Hi Sarah,
Regarding art/design dichotomy, I think a collective like
http://spurse.org problematizes and entangles that dichotomy in a
very productive way. Along the lines of Bruce Mau, "style" can
actually be very practice/process (and even ethics) oriented. Indeed,
it always already is and can't help not be. "Style" is never merely
surface sheen, becauuse we have never been modern, so things never
really separated out that neatly (form/content, surface/essence).
There is real-time stock market trading software which is mapped to
audio tones, so that pattern recognition is possible via a more
haptic, embodied, intuitive interface (rather than just looking at
numbers or even charts). The New Aesthetics blog seems related. If I
can recognize patters based on "mere" visual and aesthetic criteria,
then I am probably using my intuitive human "visual" faculties to
unearth/ontologize/curate patterns and behaviors that are a lot more
deeply entrenched. Like William Gibson characters cyber-dowsing
future human events based on simply gazing at abstract data patterns.
I begin to feel the connection phenomenologically before I am ever
able to unpack it historically, philosophically, sociologically, etc.
+++++++
Regarding the generation gap, I think there is a kind of
ill-considered fetishism that the "younger" generation has for
certain forms of digital sheen. There is nothing wrong with this
phenomenon, but I wonder where it leads. If I am a young,
anti-theoretical hipster, it leads to my next group show. But ten
years later, what was that all about? Pure Tron Sheen Fetishism. Such
fetishism has more to do with fashion than Bruce Mau's idea of
design. "We are the good squad and we're coming to town." Yet even
such forms of fashion fetishism "mean" something.
+++++++
Some surf club writing is aggregated here (but not much):
http://en.wikipedia.org/wiki/Surfing_club
Having a surf club reader would be kind of like having a philosophy
of Andy Warhol (which of course exists):
http://www.amazon.com/The-Philosophy-Andy-Warhol-Again/dp/0156717204/
Best,
Curt
At 9:43 AM +0000 4/17/12, Sarah Cook wrote:
>Is it an art and design division or a generational one? cultural
>one? in what way did Eyebeam's Re:group show (which Beryl and I were
>nominally involved in as Eyebeam's research partners at the time)

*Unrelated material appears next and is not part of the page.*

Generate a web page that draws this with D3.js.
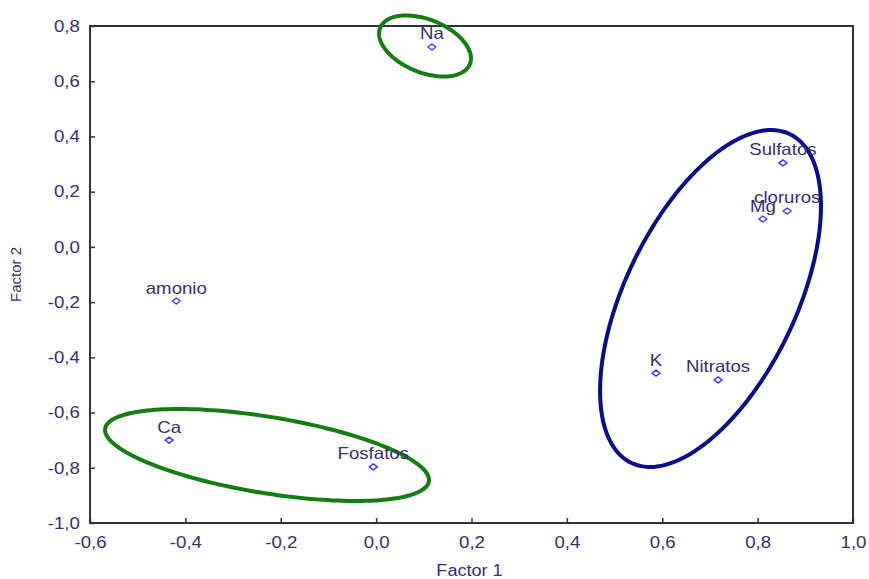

>address this and is it the only show to have done so? We've talked
>about exhibitions on this list where media art on view was at the
>service of other than aesthetic experience -- changing the world,
>addressing issues such as financial regulation or climate change --
>but not in terms of how information about these works circulates,
>how the history of art and design is being written through them.
>What are the criteria for evaluating these works beyond those we've
>used so far (how the work behaves, how the audience participates,
>how the work questions or exhibits its own production and
>distribution)?
>P.S. I would love to hear of other writing about surf clubs -- is
>there (or should there be) a reader on it?